RISE ICE data center, the leading data center research facility in Europe, is running a project focusing on sustainable and effective data centers, cloud, and analytic platforms. Within this project, a 5G module has been constructed to enable innovations and applications for AI and cybersecurity for the public sector. The 5G module is designed for sustainable edge computing. CEJN supplies this project with quick couplings to enable mobility for on-demand applications.

“The goal with the research is the incoming power to a data center, and to stabilize the power grid so that the average load on the grid can be increased, and also work off-line”, said Mattias Vesterlund, Senior Researcher Digital systems & Computer Science at RISE ICE data center, and continues.

“By doing so, the stress in the power grid will be reduced and more evenly loaded.”

5G module for the rising needs of AI

Throughout time, energy has developed through different phases and stages. We are now in a phase where machine learning and AI play and will play a bigger role with the entrance of 5G.

The industry has a rising need for AI and machine learning to control production. Using computing power, defective products can be detected, and future ones prevented.
At the ICE demo center, and together with several partners, a 5G edge module with a micro data center demonstrates how this era of technology needs this kind of onsite solution. And this is how it works:

1. The module is connected to a power and cooling microgrid, which enables operational optimization, i.e. for utilization of renewable energy sources such as locally produced photovoltage and free cooling. The primary source of cooling goes into the distribution unit, and then back out to the module.

 

 

2. The module is then easily brought on a hook lift truck and transported to the industry for installation where there’s a need for machine learning or computing power.

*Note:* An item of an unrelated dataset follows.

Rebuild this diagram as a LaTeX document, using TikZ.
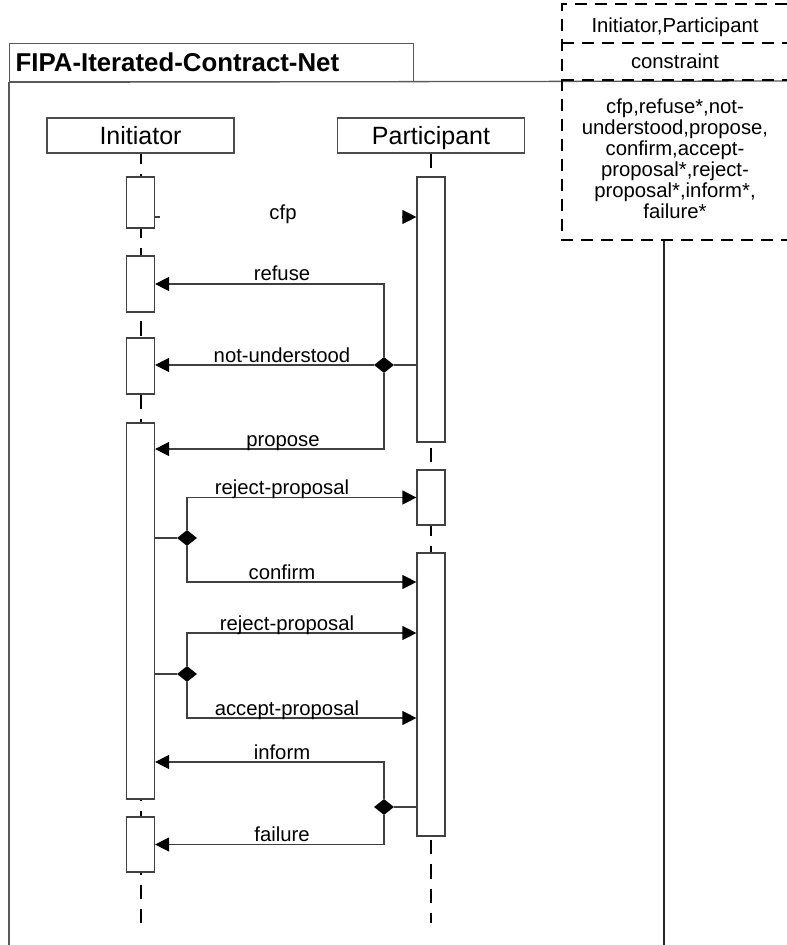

3. For fast and easy connection and disconnection of the module, electricity, data, and liquid cooling is connected through an outlet box on the module. For the liquid cooling connection, quick connect solutions are used to enable easy mobility without draining the system of cooling fluid.

 

 

(1) Liquid cooling fluid is going in through the first connection, and then (2) out through the connection next to it. On the third connection (3), condensed water is being removed.

Quick couplings enable a flexible solution  

Quick couplings may be seen as a small part of the overall project, but yet a very important one. Without quick connectors, the 5G module wouldn’t be able to be as mobile and flexible as it needs to be in order to be effective. 

“Quick couplings enable this module to be a flexible solution as it easily can be connected and disconnected”, says Mattias. 

Using quick couplings also means that customer demands can be met to a greater extent also when the requirements are changing. In times when there is an increased need for computing power, the module can easily be replaced with a more powerful module. 

CEJN ultraFLOW meets the requirements 

The module at the demo center is using CEJN ultraFLOW quick couplings, a series of light-weight couplings with no-spill – which is essential when working with electronics. The no-spill feature will also allow working with pre-filled cooling modules, and thereby there’s no need for draining and re-filling the system with cooling fluid upon disconnection and connection. 

“CEJN ultraFLOW meets all the requirements for this project in terms of quality and reliability”, Mattias concludes.  

*Once the project is complete, RISE ICE hopes to inspire companies in selling this module to manufacturing industries. As RISE works for the public sector, they don’t pursue any own profitability, but support companies with knowledge and technologies. 

Mattias Vesterlund

Mattias Vesterlund works as a senior researcher within digital systems and computer science at RISE ICE data center in Luleå, Sweden. He has a civil engineer degree and a Ph.D. in energy technology and is now also an adjunct lecturer in sustainable energy technology at Luleå University of Technology.